Divas (2021)
De Oum Kalthoum à Dalida
publié le vendredi 21 mai 2021

Paris, Institut du Monde arabe (19 mai-26 septembre 2021).

par Nicole Gabriel
Jeune Cinéma en ligne directe


 


Quoique le concept de diva s’applique au départ au théâtre lyrique et désigne une prima donna d’exception comme La Patti ou La Malibran, il s’est étendu au théâtre tout court avec des figures telles que La Duse ou Sarah Bernhardt et, enfin, au 7e Art ou le terme surclasse celui de star dans le cas de Francesca Bertini, Lydia Borelli et de Greta Garbo, la "Divine".
C’est sous l’angle du cinéma que nous considérons la magnifique exposition imaginée par Hanna Boghanim et Élodie Bouffard, scénographiée avec talent par Pascal Payeur et Patrick Hoarau.


 

Son parcours est chronologique et clair tandis que les espaces du bâtiment de Jean Nouvel sont plongés dans une pénombre propice au rêve, au conte, à la féerie.
Une salle agréablement agencée présente une collection de robes somptueuses jadis portées par ces reines de la nuit.
Une autre recense les cinémas érigés comme des temples pour accueillir jusqu’à 2000 s(p)ectateurs. Un auditorium fait revivre Fayrouz et Warda sur scène, et dévoile les rushes du film inachevé de Youssef Chahine sur Oum Kalthoum, sonorisés pour l’occasion. (1)

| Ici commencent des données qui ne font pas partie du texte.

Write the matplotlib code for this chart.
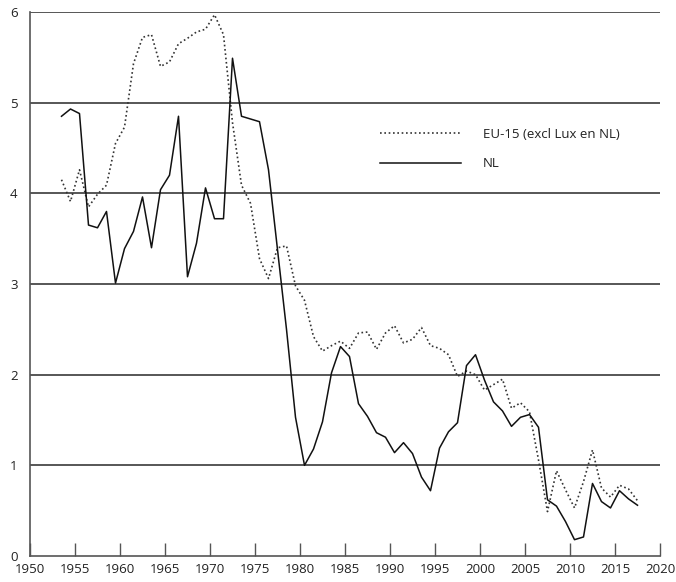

Le corpus filmique est immense qui va, pour n’en citer que quelques exemples, du film muet Laïla de Widad Orfi & Stéphane Rosti (1928), avec Aziza Amir (actrice, co-auteure et productrice avant la création des studios Misr) au Sixième jour de Youssef Chahine (1986), avec Dalida, en passant par le premier film sonore égyptien, La Chanson du cœur de Mario Volpe (1932), avec Nadra, et
Wedad de Fritz Kramp, Gamal Madkoor & Ahmed Badrakan (1936), première apparition écranique de Oum Kalthoum.


 

Il faut mentionner aussi, par exemple, La Dame aux camélias de Togo Mizrahi (1942), avec Laila Mourad ; Amour et Vengeance de Youssef Wahbi (1944) avec la photogénique Asmahan, la sœur cadette de Farid el-Atrache ; Madame la diablesse de Henry Barakat (1949), avec, précisément, Farid el-Atrache et Samia Gamal ; La Sangsue de Salah Abou Seif (1956), avec Tahiyya Carioca ; La Princesse arabe de Niazi Moustafa (1963), avec Warda ; L’Exil de Henry Barakat (1967), avec la Libanaise Fairouz.


 

Il faut dire qu’en deux décennies le cinéma égyptien est devenu pour l’ensemble du monde arabe ce qu’a pu représenter le cinéma mexicain pour toute l’Amérique latine. À tel point qu’il est devenu, après le coton, le deuxième produit d’exportation du pays et une appréciable source de revenus.


 

Dans le beau catalogue de l’exposition, Frédéric Lagrange analyse la transformation du théâtre chantant égyptien en langue arabe en un "cinéma chantant" qui a donné quantité de comédies plus ou moins démarquées des musicals américains, ce qui a valu au Caire son surnom de "Hollywood-sur-Nil".
Ce cinéma a voué un culte particulier aux vedettes féminines. Oum Kalthoum s’y maintient dans un registre noble faisant appel à la plus haute poésie, touchant après la scène, la radio et le disque le public le plus vaste. La plupart des autres artistes restent dans le pur divertissement qu’on nomme la taqtûqa.
L’exposition valorise la danse dite orientale avec, outre Carioca, Naïma Hakef, Hind Rostom et l’inégalée Samia Gamal.

Nicole Gabriel
Jeune Cinéma en ligne directe

1. En 2008, l’IMA avait consacré une exposition à la star de réputation internationale, la "quatrième pyramide" de l’Égypte : Oum Kalsoum (17 juin-2 septembre 2008). On pouvait y voir ses obsèques nationales, le 3 février 1975 au Caire, filmées par Youssef Chahine (1926-2008). Il avait dirigé les plus grandes figures du monde musical arabe, Farid El Atrache, Chadia, Majda El Roumi, Dalida. Il fut chargé du biopic de Oum Kalthoum que Nasser avait offert à la star pour la remercier de son soutien. Le projet ne verra finalement jamais le jour.